Pull Request Workflow When to Open PRs: Pull requests will be opened when a feature is complete and all local tests pass. No one should work directly on the main branch. Reviewer Selection: Each team member will be assigned to a specific component (UI, Web Scraper, ML Model). Reviews will be carried out by team members who are not primarily responsible for the component being reviewed. Alternate Reviewers: In the case that a team member is unable to review a PR within 24 hours, an alternate reviewer will be selected based on a rotating schedule. Avoiding Merge Conflicts: To minimize merge conflicts, the team will follow a feature-branch workflow where each new feature or fix is developed in a separate branch. Regularly pulling the latest changes from main into feature branches will also help to prevent conflicts.
GitHub Actions We will use GitHub Actions to automate the Continuous Integration process. On every push or pull request, GitHub Actions will: Run the style checkers (ESLint, flake8) Run all tests (Jest, unittest) Compute and report test coverage (Istanbul, coverage.py) By adhering to this CI plan, we aim to maintain high code quality and minimize bugs as we develop our project.
Week 1
- Initialize dev environment and git repository for everyone.
- Finalize architecture and library decisions.
Week 2
- Implement web scraper for raw web data
- Begin developing models on a small manual dataset.
Week 3
- Parse web meta data into CSV
- Begin training models with scrapped dataset
Week 4
- Make the web scraper able to accept any URL as prompted.
- Continued model development and tuning. Fine tune web scraping app for edge cases and variable products.
Week 5
- Begin narrowing down the number of models and begin training the most accurate with a larger dataset.
- Error-handling on web scraping and Begin UI development.
Week 6
- Fine tuning of the model to improve results, testing for edge cases, stress, and possible bugs
- Development begins on UI and a chrome extension utilizing the model.
Week 7
- Ensure the model has an accuracy of above 80% with the larger datasets, test varied datasets for test reliability
- Continue work on UI and the functionality of the Chrome Extension
Week 8
- Create an MVP of the chrome extension that can access
- Set Up a service to host our model on the cloud
Week 9
- Connect cloud model and chrome UI
- Ensure non-local deployment of app is functional, bugfix as needed
Week 10
- Finalize Chrome Extension, finish any final tests to ensure its reliability
- Release on the Chrome Web Store.
Limiting and throttling by anti-scraping tools Issues with the models processing large datasets Changes to source material format mid-development.
- Limiting and Throttling by Anti-Scraping Tools Mitigation Plan: Implement rate-limiting and random delays in the Web Scraper to respect the scraping policy of the target site. Build a rotating proxy system to distribute requests across different IP addresses. As a last resort, seek API-based alternatives to web scraping for data retrieval. Impact on Schedule: If we're limited or throttled, this could cause a delay of up to two weeks to redesign and implement the new data retrieval method. Schedule Adjustment: We'll buffer two weeks into the project timeline for this potential delay. If the issue arises, we'll halt work on dependent features and focus all efforts on resolving this.

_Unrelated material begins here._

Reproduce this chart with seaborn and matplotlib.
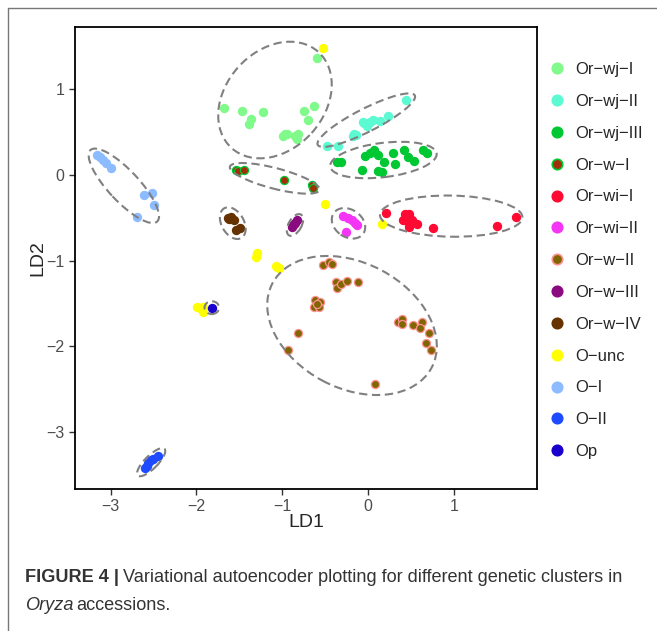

- Issues with the Models Processing Large Datasets Mitigation Plan: Start by using a smaller dataset to test the ML model’s scalability. Optimize the ML model algorithms for speed and memory efficiency. If issues persist, consider cloud-based distributed computing resources. Impact on Schedule: Resolving scalability issues might take up to three weeks, depending on the severity. Schedule Adjustment: To prepare for this, we’ll set aside a three-week buffer after the initial model training phase. If the risk materializes, we'll use this time to resolve the issues.
- Changes to Source Material Format Mid-Development Mitigation Plan: Make the Web Scraper modular, so changing the scraping strategy involves minimal code change. Regularly validate the data schema to detect changes as early as possible. Use version control to roll back to stable versions if an immediate fix isn’t feasible. Impact on Schedule: Adapting to changes in the source material could cause a delay of 1-2 weeks. Schedule Adjustment: Include a two-week buffer in the timeline specifically for this risk. If changes occur, this time will be used to adapt the Web Scraper and possibly the ML model if the data schema has changed. By preparing for these risks in advance and building time buffers into the schedule, we aim to minimize the impact of these potential setbacks on the overall project timeline.
We plan on splitting the team into one specifically working on the model and one specifically working on UI and web scraping, due to some of us having previous experience with web scraping and some of us having previous experience in machine learning. With weekly meetings and keeping a group chat constantly running, we will foster communication and be able to keep each other accountable on meeting our goals and deadlines. A short summary of team member responsibilities and experiences is as follows: Luke Hancock: will contribute to the front end UI and develop the Chrome Extension when appropriate. Will also oversee and manage database-related tasks to ensure efficient data storage and retrieval for the ML models since he has experience designing, creating, working with, and implementing relational database systems in a previous project. Daden Gabryszewski: will contribute to the model development and testing for the aforementioned models and the frontend and backend development for the UI portion due to his experience in building neural networks and other machine learning algorithms. Derin Sozen: Will work on the web scraping portion of our project and once that’s finalized transition to working on the UI and developing robust unit tests on each of our components. Amogh Donthi: will work on designing the front end UI, web scraping, managing, and analyzing the data we accumulate, as he has experience with Figma, data analysis, and data visualization. As the project progresses, however, we do not anticipate the above responsibilities between each group member are strictly mutually exclusive. Rather, we will maintain good communication in order to collaborate, help each other out, and drive the best possible end result.